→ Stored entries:
•••••
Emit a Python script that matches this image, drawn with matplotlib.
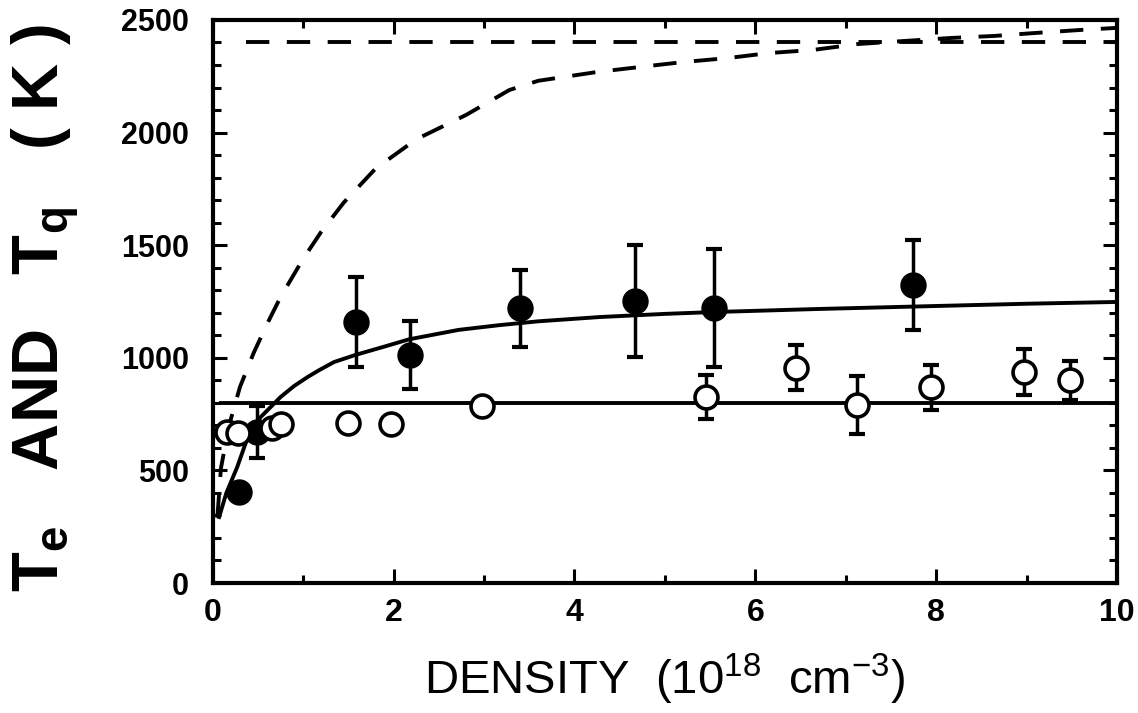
import numpy as np
import matplotlib
matplotlib.use("Agg")
import matplotlib.pyplot as plt
from matplotlib import font_manager
from matplotlib.ticker import MultipleLocator

installed = {f.name for f in font_manager.fontManager.ttflist}
narrow = 'Liberation Sans Narrow' if 'Liberation Sans Narrow' in installed else 'Liberation Sans'

plt.rcParams['mathtext.fontset'] = 'custom'
plt.rcParams['mathtext.rm'] = 'Liberation Sans:bold'
plt.rcParams['mathtext.sf'] = narrow

# filled circles (with error bars)
filled_x = [0.29, 0.49, 1.58, 2.18, 3.40, 4.67, 5.54, 7.74]
filled_y = [404, 670, 1160, 1012, 1220, 1252, 1221, 1323]
filled_err = [0, 115, 200, 150, 170, 250, 260, 200]

# open circles
open_x = [0.16, 0.28, 0.65, 0.75, 1.49, 1.97, 2.98, 5.45, 6.45, 7.13, 7.94, 8.97, 9.48]
open_y = [670, 668, 688, 708, 712, 706, 786, 826, 955, 790, 870, 937, 901]
open_err = [0, 0, 0, 0, 0, 0, 0, 98, 100, 128, 100, 100, 87]

# solid fit curve
fit_x = [0.07, 0.15, 0.27, 0.38, 0.53, 0.75, 0.9, 1.05, 1.18, 1.34, 1.58, 1.9, 2.17,
         2.72, 3.17, 3.6, 4.28, 5.0, 5.53, 6.72, 8.0, 9.0, 10.0]
fit_y = [293, 400, 515, 640, 737, 826, 875, 915, 946, 981, 1013, 1050, 1082,
         1124, 1145, 1162, 1181, 1195, 1203, 1217, 1230, 1240, 1248]

# dashed curve
dash_x = [0.05, 0.09, 0.18, 0.3, 0.45, 0.6, 0.75, 1.0, 1.2, 1.45, 1.8, 2.25,
          2.8, 3.28, 3.6, 4.25, 4.72, 5.2, 5.7, 6.15, 6.64, 7.13, 7.66, 8.16,
          8.64, 9.09, 9.61, 10.0]
dash_y = [290, 510, 700, 870, 1020, 1150, 1270, 1440, 1560, 1690, 1840, 1970,
          2078, 2189, 2230, 2269, 2291, 2313, 2331, 2353, 2367, 2393, 2407, 2420,
          2429, 2442, 2456, 2465]

# horizontal reference levels
tq_level = 800
tq_start = 0.09
upper_level = 2400
upper_start = 0.37

fig = plt.figure(figsize=(11.38, 7.13), dpi=100)
ax = fig.add_axes([0.187, 0.1823, 0.7945, 0.7897])

lw = 2.8
dash_pat = (6, 4.5)
ax.plot(fit_x, fit_y, color='black', lw=lw, zorder=2)
ax.plot(dash_x, dash_y, color='black', lw=lw, dashes=dash_pat, zorder=2)
ax.plot([tq_start, 10], [tq_level, tq_level], color='black', lw=lw, zorder=2)
ax.plot([upper_start, 10], [upper_level, upper_level], color='black', lw=lw,
        dashes=dash_pat, zorder=2)

ferr = np.array(filled_err, dtype=float)
ax.errorbar(filled_x, filled_y, yerr=np.where(ferr > 0, ferr, np.nan), fmt='none',
            ecolor='black', elinewidth=2.5, capsize=6, capthick=3, zorder=3)
ax.plot(filled_x, filled_y, 'o', ms=18, color='black', zorder=4)

oerr = np.array(open_err, dtype=float)
ax.errorbar(open_x, open_y, yerr=np.where(oerr > 0, oerr, np.nan), fmt='none',
            ecolor='black', elinewidth=2.5, capsize=6, capthick=3, zorder=3)
ax.plot(open_x, open_y, 'o', ms=16.5, mfc='white', mec='black', mew=2.6, zorder=5)

ax.set_xlim(0, 10)
ax.set_ylim(0, 2500)
ax.xaxis.set_major_locator(MultipleLocator(2))
ax.xaxis.set_minor_locator(MultipleLocator(1))
ax.yaxis.set_major_locator(MultipleLocator(500))
ax.yaxis.set_minor_locator(MultipleLocator(100))
ax.tick_params(which='both', direction='in', top=True, right=True, width=2.2, color='black')
ax.tick_params(which='major', length=10)
ax.tick_params(which='minor', length=6)
ax.tick_params(axis='x', pad=11)
ax.tick_params(axis='y', pad=17)
for sp in ax.spines.values():
    sp.set_linewidth(3)

for t in ax.get_xticklabels():
    t.set_fontfamily([narrow, 'DejaVu Sans'])
    t.set_fontweight('bold')
    t.set_fontsize(23)
for t in ax.get_yticklabels():
    t.set_fontfamily(['Liberation Sans', 'DejaVu Sans'])
    t.set_fontweight('bold')
    t.set_fontsize(22)

fig.text(665 / 1138, 1 - 694 / 713,
         r"DENSITY  (10$\mathsf{^{18}}$  cm$\mathsf{^{-3}}$)",
         family=[narrow, 'DejaVu Sans'], fontsize=34, ha='center', va='baseline')
fig.text(46 / 1138, 1 - 308 / 713,
         r"T$\mathrm{_{e}}$   AND   T$\mathrm{_{q}}$   ( K )",
         family=['Liberation Sans', 'DejaVu Sans'], fontweight='bold', fontsize=47,
         rotation=90, ha='center', va='center')

fig.savefig("out.png", dpi=100)
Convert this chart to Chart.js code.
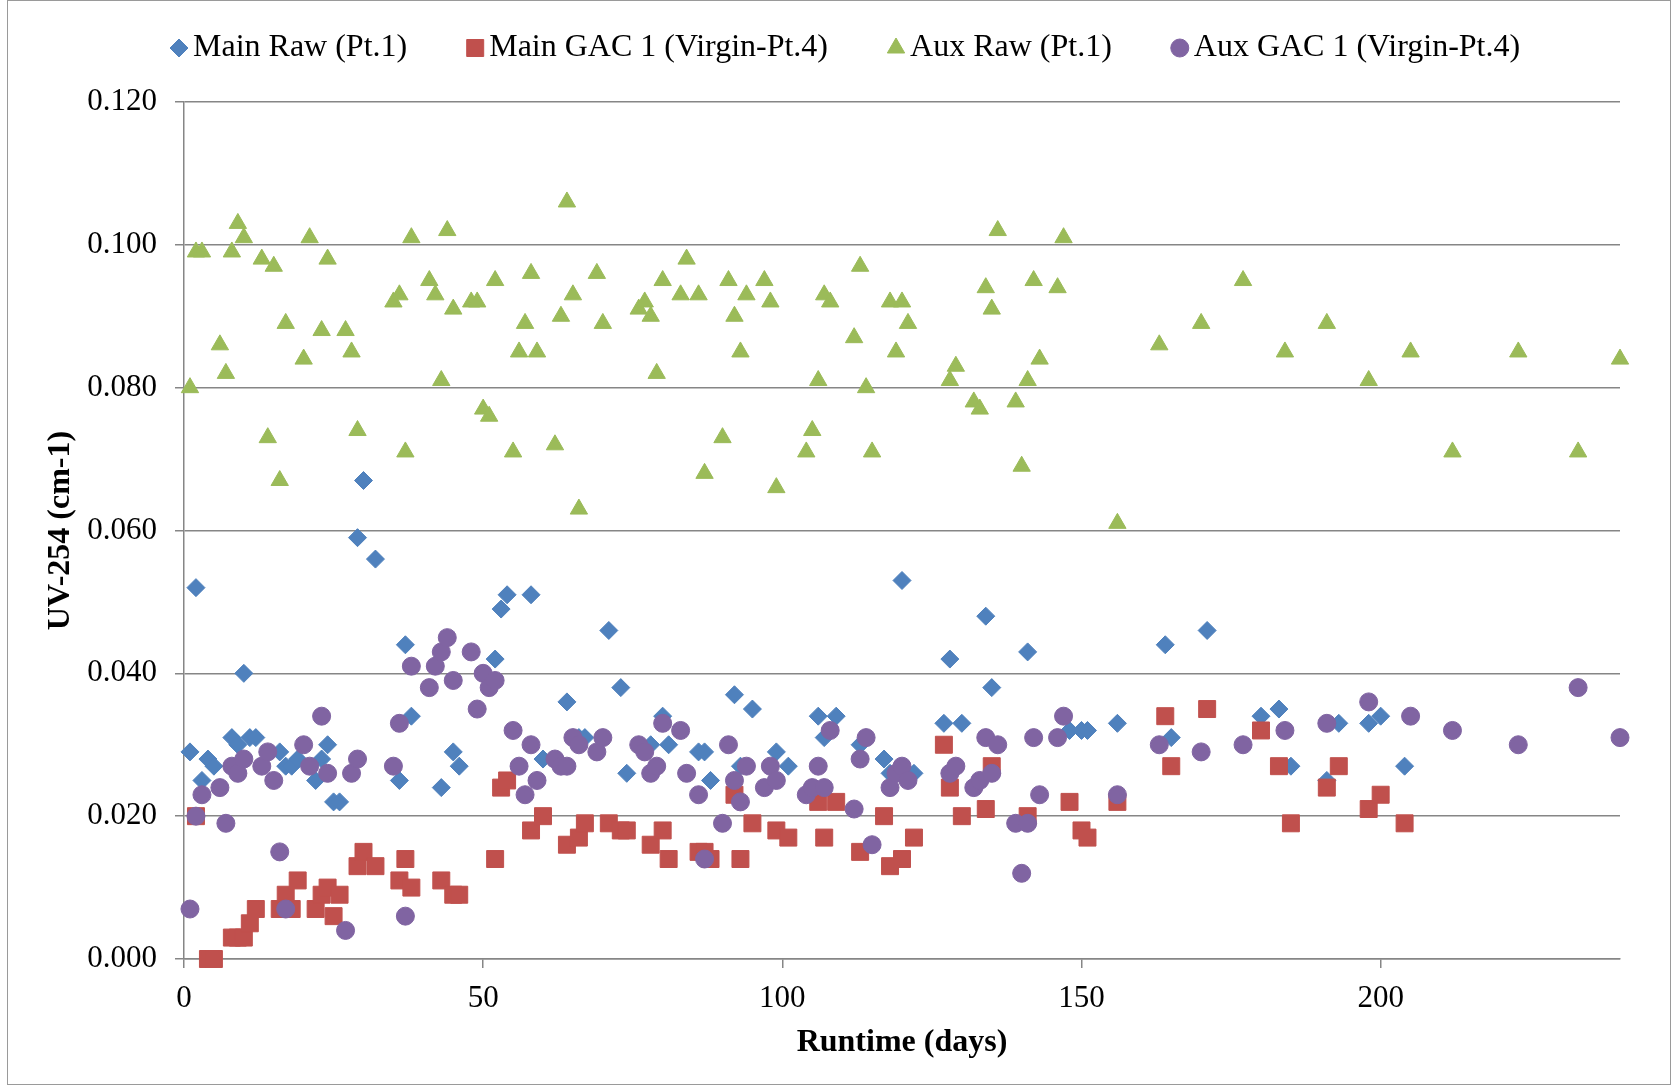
<!DOCTYPE html>
<html>
<head>
<meta charset="utf-8">
<script src="https://cdn.jsdelivr.net/npm/chart.js@4.4.1/dist/chart.umd.min.js"></script>
<style>
  html, body { margin: 0; padding: 0; background: #fff; }
  #graficoContainer { width: 1671px; height: 1089px; position: relative; }
</style>
</head>
<body>
<div id="graficoContainer"><canvas id="graficoUV"></canvas></div>
<script>
// Runtime (days) and UV-254 (cm-1) per sampling point
const mainRawDays = [1, 2, 3, 4, 5, 8, 9, 10, 11, 12, 16, 17, 18, 19, 22, 23, 24, 25, 26, 29, 30, 32, 36, 37, 38, 43, 45, 46, 52, 53, 54, 58, 60, 64, 66, 67, 71, 73, 74, 78, 80, 81, 86, 87, 88, 92, 93, 95, 99, 101, 106, 107, 109, 113, 117, 118, 120, 122, 127, 128, 130, 134, 135, 141, 148, 150, 151, 156, 164, 165, 171, 180, 183, 185, 191, 193, 198, 200, 204];
const mainRaw = [0.029, 0.052, 0.025, 0.028, 0.027, 0.031, 0.030, 0.040, 0.031, 0.031, 0.029, 0.027, 0.027, 0.028, 0.025, 0.028, 0.030, 0.022, 0.022, 0.059, 0.067, 0.056, 0.025, 0.044, 0.034, 0.024, 0.029, 0.027, 0.042, 0.049, 0.051, 0.051, 0.028, 0.036, 0.031, 0.031, 0.046, 0.038, 0.026, 0.030, 0.034, 0.030, 0.029, 0.029, 0.025, 0.037, 0.027, 0.035, 0.029, 0.027, 0.034, 0.031, 0.034, 0.030, 0.028, 0.026, 0.053, 0.026, 0.033, 0.042, 0.033, 0.048, 0.038, 0.043, 0.032, 0.032, 0.032, 0.033, 0.044, 0.031, 0.046, 0.034, 0.035, 0.027, 0.025, 0.033, 0.033, 0.034, 0.027];

const mainGacDays = [2, 4, 5, 8, 9, 10, 11, 12, 16, 17, 18, 19, 22, 23, 24, 25, 26, 29, 30, 32, 36, 37, 38, 43, 45, 46, 52, 53, 54, 58, 60, 64, 66, 67, 71, 73, 74, 78, 80, 81, 86, 87, 88, 92, 93, 95, 99, 101, 106, 107, 109, 113, 117, 118, 120, 122, 127, 128, 130, 134, 135, 141, 148, 150, 151, 156, 164, 165, 171, 180, 183, 185, 191, 193, 198, 200, 204];
const mainGac = [0.020, 0.000, 0.000, 0.003, 0.003, 0.003, 0.005, 0.007, 0.007, 0.009, 0.007, 0.011, 0.007, 0.009, 0.010, 0.006, 0.009, 0.013, 0.015, 0.013, 0.011, 0.014, 0.010, 0.011, 0.009, 0.009, 0.014, 0.024, 0.025, 0.018, 0.020, 0.016, 0.017, 0.019, 0.019, 0.018, 0.018, 0.016, 0.018, 0.014, 0.015, 0.015, 0.014, 0.023, 0.014, 0.019, 0.018, 0.017, 0.022, 0.017, 0.022, 0.015, 0.020, 0.013, 0.014, 0.017, 0.030, 0.024, 0.020, 0.021, 0.027, 0.020, 0.022, 0.018, 0.017, 0.022, 0.034, 0.027, 0.035, 0.032, 0.027, 0.019, 0.024, 0.027, 0.021, 0.023, 0.019];

const auxDays = [1, 2, 3, 6, 7, 8, 9, 10, 13, 14, 15, 16, 17, 20, 21, 23, 24, 27, 28, 29, 35, 36, 37, 38, 41, 42, 43, 44, 45, 48, 49, 50, 51, 52, 55, 56, 57, 58, 59, 62, 63, 64, 65, 66, 69, 70, 76, 77, 78, 79, 80, 83, 84, 86, 87, 90, 91, 92, 93, 94, 97, 98, 99, 104, 105, 106, 107, 108, 112, 113, 114, 115, 118, 119, 120, 121, 128, 129, 132, 133, 134, 135, 136, 139, 140, 141, 142, 143, 146, 147, 156, 163, 170, 177, 184, 191, 198, 205, 212, 223, 233, 240];
const auxRaw = [0.080, 0.099, 0.099, 0.086, 0.082, 0.099, 0.103, 0.101, 0.098, 0.073, 0.097, 0.067, 0.089, 0.084, 0.101, 0.088, 0.098, 0.088, 0.085, 0.074, 0.092, 0.093, 0.071, 0.101, 0.095, 0.093, 0.081, 0.102, 0.091, 0.092, 0.092, 0.077, 0.076, 0.095, 0.071, 0.085, 0.089, 0.096, 0.085, 0.072, 0.090, 0.106, 0.093, 0.063, 0.096, 0.089, 0.091, 0.092, 0.090, 0.082, 0.095, 0.093, 0.098, 0.093, 0.068, 0.073, 0.095, 0.090, 0.085, 0.093, 0.095, 0.092, 0.066, 0.071, 0.074, 0.081, 0.093, 0.092, 0.087, 0.097, 0.080, 0.071, 0.092, 0.085, 0.092, 0.089, 0.081, 0.083, 0.078, 0.077, 0.094, 0.091, 0.102, 0.078, 0.069, 0.081, 0.095, 0.084, 0.094, 0.101, 0.061, 0.086, 0.089, 0.095, 0.085, 0.089, 0.081, 0.085, 0.071, 0.085, 0.071, 0.084];
const auxGac = [0.007, 0.020, 0.023, 0.024, 0.019, 0.027, 0.026, 0.028, 0.027, 0.029, 0.025, 0.015, 0.007, 0.030, 0.027, 0.034, 0.026, 0.004, 0.026, 0.028, 0.027, 0.033, 0.006, 0.041, 0.038, 0.041, 0.043, 0.045, 0.039, 0.043, 0.035, 0.040, 0.038, 0.039, 0.032, 0.027, 0.023, 0.030, 0.025, 0.028, 0.027, 0.027, 0.031, 0.030, 0.029, 0.031, 0.030, 0.029, 0.026, 0.027, 0.033, 0.032, 0.026, 0.023, 0.014, 0.019, 0.030, 0.025, 0.022, 0.027, 0.024, 0.027, 0.025, 0.023, 0.024, 0.027, 0.024, 0.032, 0.021, 0.028, 0.031, 0.016, 0.024, 0.026, 0.027, 0.025, 0.026, 0.027, 0.024, 0.025, 0.031, 0.026, 0.030, 0.019, 0.012, 0.019, 0.031, 0.023, 0.031, 0.034, 0.023, 0.030, 0.029, 0.030, 0.032, 0.033, 0.036, 0.034, 0.032, 0.030, 0.038, 0.031];

const seriesNames = ['Main Raw (Pt.1)', 'Main GAC 1 (Virgin-Pt.4)', 'Aux Raw (Pt.1)', 'Aux GAC 1 (Virgin-Pt.4)'];
const yTicks = [0, 0.02, 0.04, 0.06, 0.08, 0.10, 0.12];
const xTicks = [0, 50, 100, 150, 200];

const serif = '"Liberation Serif", "Times New Roman", serif';

function puntos(dias, valores) {
    return dias.map((d, i) => ({ x: d, y: valores[i] }));
}

// fondo blanco y marco del área del gráfico
const marco = {
    id: 'marco',
    beforeDraw(chart) {
        const ctx = chart.ctx;
        ctx.save();
        ctx.fillStyle = '#fff';
        ctx.fillRect(0, 0, chart.width, chart.height);
        ctx.restore();
    },
    afterDraw(chart) {
        const ctx = chart.ctx;
        ctx.save();
        ctx.strokeStyle = '#9a9a9a';
        ctx.lineWidth = 1;
        ctx.strokeRect(7.5, 0.5, chart.width - 8, 1084);
        ctx.restore();
    }
};

// leyenda en una sola fila sobre el gráfico
const leyenda = {
    id: 'leyenda',
    afterDraw(chart) {
        const ctx = chart.ctx;
        const y = 48;
        let x = 179;
        ctx.save();
        ctx.font = '32px ' + serif;
        ctx.textBaseline = 'middle';
        ctx.textAlign = 'left';
        chart.data.datasets.forEach(ds => {
            ctx.fillStyle = ds.backgroundColor;
            ctx.strokeStyle = ds.borderColor;
            ctx.lineWidth = 1;
            Chart.helpers.drawPoint(ctx, { pointStyle: ds.pointStyle, radius: ds.pointRadius, rotation: 0, borderWidth: 1 }, x, y);
            ctx.fillStyle = '#000';
            const tx = x + 14;
            ctx.fillText(ds.label, tx, y);
            x = tx + ctx.measureText(ds.label).width + 68;
        });
        ctx.restore();
    }
};

const ctx = document.getElementById('graficoUV').getContext('2d');

const chart = new Chart(ctx, {
    type: 'scatter',
    data: {
        datasets: [
            {
                label: seriesNames[0],
                data: puntos(mainRawDays, mainRaw),
                pointStyle: 'rectRot',
                pointRadius: 9,
                backgroundColor: '#4F81BD',
                borderColor: '#4F81BD',
                borderWidth: 1,
                order: 3,
                clip: false
            },
            {
                label: seriesNames[1],
                data: puntos(mainGacDays, mainGac),
                pointStyle: 'rect',
                pointRadius: 12,
                backgroundColor: '#C0504D',
                borderColor: '#C0504D',
                borderWidth: 1,
                order: 2,
                clip: false
            },
            {
                label: seriesNames[2],
                data: puntos(auxDays, auxRaw),
                pointStyle: 'triangle',
                pointRadius: 10,
                backgroundColor: '#9BBB59',
                borderColor: '#9BBB59',
                borderWidth: 1,
                order: 1,
                clip: false
            },
            {
                label: seriesNames[3],
                data: puntos(auxDays, auxGac),
                pointStyle: 'circle',
                pointRadius: 9,
                backgroundColor: '#8064A2',
                borderColor: '#8064A2',
                borderWidth: 1,
                order: 0,
                clip: false
            }
        ]
    },
    options: {
        responsive: true,
        maintainAspectRatio: false,
        animation: false,
        devicePixelRatio: 1,
        events: [],
        layout: {
            padding: { top: 102, right: 51, bottom: 0, left: 0 }
        },
        plugins: {
            legend: { display: false },
            tooltip: { enabled: false }
        },
        scales: {
            x: {
                type: 'linear',
                position: 'bottom',
                min: xTicks[0],
                max: 240,
                afterBuildTicks: scale => { scale.ticks = xTicks.map(v => ({ value: v })); },
                afterFit: scale => { scale.height = 130; },
                ticks: {
                    color: '#000',
                    font: { family: serif, size: 31 },
                    padding: 12,
                    maxRotation: 0
                },
                grid: {
                    drawOnChartArea: false,
                    drawTicks: true,
                    tickLength: 9,
                    color: '#868686',
                    lineWidth: 1.5
                },
                border: { display: true, color: '#868686', width: 1.5 },
                title: {
                    display: true,
                    text: 'Runtime (days)',
                    color: '#000',
                    font: { family: serif, size: 32, weight: 'bold' },
                    padding: { top: 0, bottom: 27 }
                }
            },
            y: {
                min: yTicks[0],
                max: yTicks[yTicks.length - 1],
                afterBuildTicks: scale => { scale.ticks = yTicks.map(v => ({ value: v })); },
                afterFit: scale => { scale.width = 184; },
                ticks: {
                    color: '#000',
                    font: { family: serif, size: 31 },
                    padding: 18,
                    callback: v => v.toFixed(3)
                },
                grid: {
                    color: '#868686',
                    lineWidth: 1.5,
                    tickLength: 9
                },
                border: { display: true, color: '#868686', width: 1.5 },
                title: {
                    display: true,
                    text: 'UV-254 (cm-1)',
                    color: '#000',
                    font: { family: serif, size: 32, weight: 'bold' },
                    padding: { top: 42, bottom: 0 }
                }
            }
        }
    },
    plugins: [marco, leyenda]
});
</script>
</body>
</html>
•••••
→ GIVEN REQUEST:
From the data above, pick out each line containing "script" and copy it.

→ OUTPUT:
Emit a Python script that matches this image, drawn with matplotlib.
<script src="https://cdn.jsdelivr.net/npm/chart.js@4.4.1/dist/chart.umd.min.js"></script>
<script>
</script>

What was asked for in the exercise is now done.